What amazed me the most when I first heard that companies like ApplyYourself were beginning to offer these type of services to their clients, was that it seemed to imply that they had worked through all the details of the process and had a solution that scaled to their full client base. Like I said, we only did it for a single school and were not eager to expand it to a general offering until we could put some signficiant resources to making the paranoid checking more efficient. After this week, my amazement has ceased and I'm beginning to understand why we are seeing so many problems with these systems. For example, we assumed from the first sketch that people were going to be editing URL's. For one thing, the students who were accepted tend to want to send their letter around to friends and family, so we got quite a bit of URL wackiness. We were even aware that students would share their login information (which was absolutely against the rules) so that their friends could see their letters, and so we logged that information as well. It astounds me that a system holding such sensitive information would be released (or even worse, sold) when one of the most obvious non-standard uses allowed applicants to see their decisions early. I use the word “use” here intentionally because changing the url in the browser falls into the realm of use, not misuse and certainly not attack or hack as Harvard seems to think it does. The world of web development has long known that a document available on a web server without protection is publicly available even if no other link on the web references it. To call it hacking goes a long way to excuse major oversights in both the software's design and Harvard's process for evaulating software.

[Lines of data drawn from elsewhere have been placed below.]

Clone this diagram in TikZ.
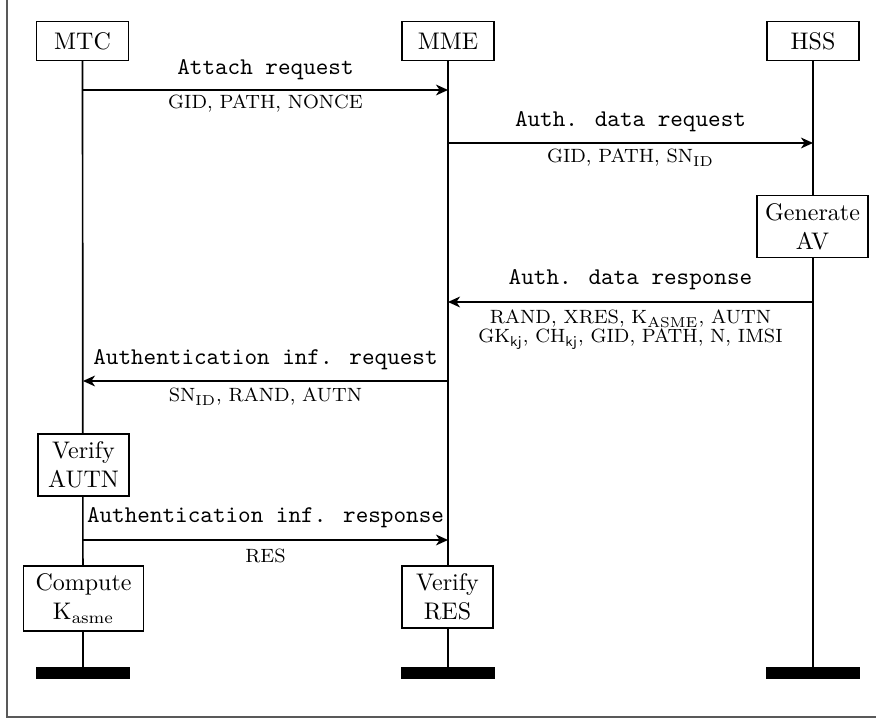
\documentclass[tikz,border=0pt]{standalone}
\usetikzlibrary{arrows.meta}
\begin{document}
\begin{tikzpicture}[x=0.4167pt,y=-0.4167pt,
  ent/.style={draw,line width=0.6pt,fill=white,minimum width=38.3pt,minimum height=16.2pt,inner sep=3.33pt},
  act/.style={draw,line width=0.6pt,fill=white,align=center,minimum width=38pt,inner sep=3.33pt},
  life/.style={line width=0.7pt},
  msg/.style={line width=0.7pt,-{Stealth[length=5pt,width=4.5pt,inset=1.5pt]}},
  cmd/.style={font=\ttfamily,inner sep=0pt},
  par/.style={font=\footnotesize,align=center,inner sep=0pt},
  endbar/.style={fill=black,draw=none,inner sep=0pt,minimum width=38.8pt,minimum height=4.6pt},
  frame/.style={black!65,line width=0.6pt}]
\useasboundingbox (0,0) rectangle (876,720);
\draw[frame] (7,-10) -- (7,717) -- (890,717);

% actors
\node[ent] (mtc) at (82.5,41) {MTC};
\node[ent] (mme) at (448,41) {MME};
\node[ent] (hss) at (813,41) {HSS};

% end bars
\node[endbar] (mtcend) at (83,673) {};
\node[endbar] (mmeend) at (448,673) {};
\node[endbar] (hssend) at (813,673) {};

% lifelines
\draw[life] (mtc) -- (mtcend);
\draw[life] (mme) -- (mmeend);
\draw[life] (hss) -- (hssend);

% message end points
\coordinate (m1a) at (83,90);   \coordinate (m1b) at (448,90);
\coordinate (m2a) at (448,143); \coordinate (m2b) at (813,143);
\coordinate (m3a) at (813,302); \coordinate (m3b) at (448,302);
\coordinate (m4a) at (448,381); \coordinate (m4b) at (83,381);
\coordinate (m5a) at (83,540);  \coordinate (m5b) at (448,540);

% messages
\draw[msg] (m1a) -- (m1b);
\node[cmd] (l1) at (265.5,70) {Attach request};
\node[par] (p1) at (265.5,104) {GID, PATH, NONCE};

\draw[msg] (m2a) -- (m2b);
\node[cmd] (l2) at (630.5,122) {Auth. data request};
\node[par] (p2) at (630.5,158) {GID, PATH, SN$_\mathrm{ID}$};

\node[act] (gen) at (812.5,226.5) {Generate\\AV};

\draw[msg] (m3a) -- (m3b);
\node[cmd] (l3) at (630.5,280) {Auth. data response};
\node[par] (p3a) at (630.5,319) {RAND, XRES, K$_\mathrm{ASME}$, AUTN};
\node[par] (p3b) at (630.5,339) {GK$_\mathsf{kj}$, CH$_\mathsf{kj}$, GID, PATH, N, IMSI};

\draw[msg] (m4a) -- (m4b);
\node[cmd] (l4) at (265.5,360) {Authentication inf. request};
\node[par] (p4) at (265.5,397) {SN$_\mathrm{ID}$, RAND, AUTN};

\node[act] (vaut) at (83.5,465) {Verify\\AUTN};

\draw[msg] (m5a) -- (m5b);
\node[cmd] (l5) at (265.5,518) {Authentication inf. response};
\node[par] (p5) at (265.5,556) {RES};

\node[act,minimum width=50pt] (comp) at (83.5,598.5) {Compute\\K$_\mathrm{asme}$};
\node[act] (vres) at (447.5,597) {Verify\\RES};
\end{tikzpicture}
\end{document}
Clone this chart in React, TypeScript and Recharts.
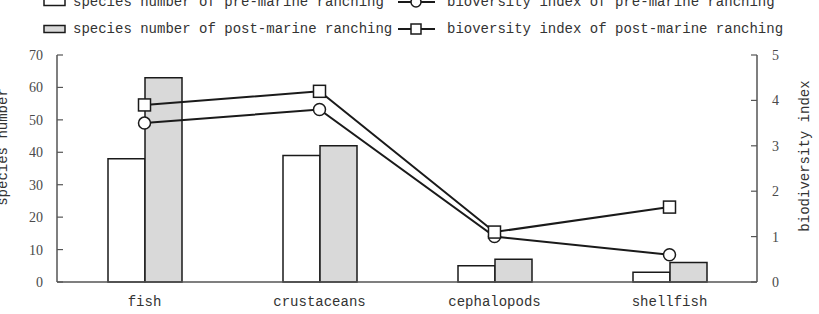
import React from "react"
import { ComposedChart, Bar, Line, XAxis, YAxis } from "recharts"

const categories = ["fish", "crustaceans", "cephalopods", "shellfish"]
const speciesPre = [38, 39, 5, 3]
const speciesPost = [63, 42, 7, 6]
const indexPre = [3.5, 3.8, 1.0, 0.6]
const indexPost = [3.9, 4.2, 1.1, 1.65]

const speciesTicks = [0, 10, 20, 30, 40, 50, 60, 70]
const indexTicks = [0, 1, 2, 3, 4, 5]

const seriesNames = {
  speciesPre: "species number of pre-marine ranching",
  speciesPost: "species number of post-marine ranching",
  indexPre: "bioversity index of pre-marine ranching",
  indexPost: "bioversity index of post-marine ranching",
}

const data = categories.map((name, i) => ({
  name,
  speciesPre: speciesPre[i],
  speciesPost: speciesPost[i],
  indexPre: indexPre[i],
  indexPost: indexPost[i],
}))

const MONO = "'Liberation Mono', 'DejaVu Sans Mono', monospace"
const SERIF = "'Liberation Serif', 'DejaVu Serif', serif"
const INK = "#1a1a1a"
const AXIS = "#555"
const GREY_FILL = "#d9d9d9"

const numTick = { fontFamily: SERIF, fontSize: 14, fill: "#4a4a4a" }

const SquareDot = (props: any) => {
  const { cx, cy } = props
  if (cx == null || cy == null) return null
  return <rect x={cx - 6} y={cy - 6} width={12} height={12} fill="#fff" stroke={INK} strokeWidth={1.5} />
}

const RotatedTitle = ({ x, y, text }: { x: number; y: number; text: string }) => (
  <text
    x={x}
    y={y}
    transform={`rotate(-90 ${x} ${y})`}
    textAnchor="middle"
    dominantBaseline="central"
    fontFamily={MONO}
    fontSize={14}
    fill="#333"
  >
    {text}
  </text>
)

const BarSwatch = ({ fill }: { fill: string }) => (
  <svg width={24} height={10} style={{ position: "absolute", left: 0, top: 3 }}>
    <rect x={1} y={1.5} width={21} height={7} fill={fill} stroke={INK} strokeWidth={1.5} />
  </svg>
)

const LineSwatch = ({ square }: { square: boolean }) => (
  <svg width={38} height={14} style={{ position: "absolute", left: 0, top: 1 }}>
    <line x1={0} y1={7} x2={37} y2={7} stroke={INK} strokeWidth={2} />
    {square ? (
      <rect x={13} y={2} width={10} height={10} fill="#fff" stroke={INK} strokeWidth={1.5} />
    ) : (
      <circle cx={18} cy={7} r={5} fill="#fff" stroke={INK} strokeWidth={1.5} />
    )}
  </svg>
)

function LegendBlock() {
  const row = (top: number, left: React.ReactNode, leftText: string, right: React.ReactNode, rightText: string) => (
    <div style={{ position: "absolute", top, left: 0, width: 819, height: 16 }}>
      <div style={{ position: "absolute", left: 43 }}>{left}</div>
      <div style={{ position: "absolute", left: 73, lineHeight: "16px", whiteSpace: "nowrap" }}>{leftText}</div>
      <div style={{ position: "absolute", left: 398 }}>{right}</div>
      <div style={{ position: "absolute", left: 447, lineHeight: "16px", whiteSpace: "nowrap" }}>{rightText}</div>
    </div>
  )
  return (
    <div style={{ position: "absolute", left: 0, top: 0, fontFamily: MONO, fontSize: 14, color: "#333" }}>
      {row(-6, <BarSwatch fill="#fff" />, seriesNames.speciesPre, <LineSwatch square={false} />, seriesNames.indexPre)}
      {row(21, <BarSwatch fill={GREY_FILL} />, seriesNames.speciesPost, <LineSwatch square />, seriesNames.indexPost)}
    </div>
  )
}

export default function App() {
  return (
    <div style={{ position: "absolute", left: 0, top: 0, width: 819, height: 314, overflow: "hidden", background: "#fff" }}>
      <ComposedChart width={819} height={314} data={data} margin={{ top: 55, right: 0, bottom: 0, left: 0 }} barGap={0}>
        <XAxis
          dataKey="name"
          height={32}
          tickLine={false}
          tickMargin={8}
          axisLine={{ stroke: AXIS, strokeWidth: 1.5 }}
          tick={{ fontFamily: MONO, fontSize: 14, fill: "#333" }}
          interval={0}
        />
        <YAxis
          yAxisId="species"
          orientation="left"
          width={57}
          domain={[0, 70]}
          ticks={speciesTicks}
          tickSize={-6}
          tickMargin={20}
          axisLine={{ stroke: AXIS, strokeWidth: 1.5 }}
          tickLine={{ stroke: AXIS, strokeWidth: 1.2 }}
          tick={numTick}
          label={{ content: () => <RotatedTitle x={3} y={147} text="species number" /> }}
        />
        <YAxis
          yAxisId="index"
          orientation="right"
          width={62}
          domain={[0, 5]}
          ticks={indexTicks}
          tickSize={-6}
          tickMargin={21}
          axisLine={{ stroke: AXIS, strokeWidth: 1.5 }}
          tickLine={{ stroke: AXIS, strokeWidth: 1.2 }}
          tick={numTick}
          label={{ content: () => <RotatedTitle x={805} y={156} text="biodiversity index" /> }}
        />
        <Bar yAxisId="species" dataKey="speciesPre" name={seriesNames.speciesPre} barSize={37} fill="#fff" stroke={INK} strokeWidth={1.5} isAnimationActive={false} />
        <Bar yAxisId="species" dataKey="speciesPost" name={seriesNames.speciesPost} barSize={37} fill={GREY_FILL} stroke={INK} strokeWidth={1.5} isAnimationActive={false} />
        <Line
          yAxisId="index"
          type="linear"
          dataKey="indexPre"
          name={seriesNames.indexPre}
          stroke={INK}
          strokeWidth={2}
          dot={{ r: 6, fill: "#fff", stroke: INK, strokeWidth: 1.5 }}
          isAnimationActive={false}
        />
        <Line
          yAxisId="index"
          type="linear"
          dataKey="indexPost"
          name={seriesNames.indexPost}
          stroke={INK}
          strokeWidth={2}
          dot={<SquareDot />}
          isAnimationActive={false}
        />
      </ComposedChart>
      <LegendBlock />
    </div>
  )
}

And as for Harvard's claim that they intend to reject all who peeked, I think that's probably another error in judgement. I would just leave it alone. While it may have been wrong for those applicants to access confidential information from a server, there are still enough questions about the system, in general, to make it fuzzy. For instance, if Harvard is exposing an applicant's personal information, does that applicant have a right to try to confirm it? And if the system falied at it's primary goal of delivering decisions to applicants at the proper time, can it really serve as dependable evidence to support rejection of their application? From what I've heard of the starting salaries for HBS grads, it wouldn't be wise for these folks to just tuck their tails and walk away. Except for the girls, they're not smart enough to go to Harvard anyway.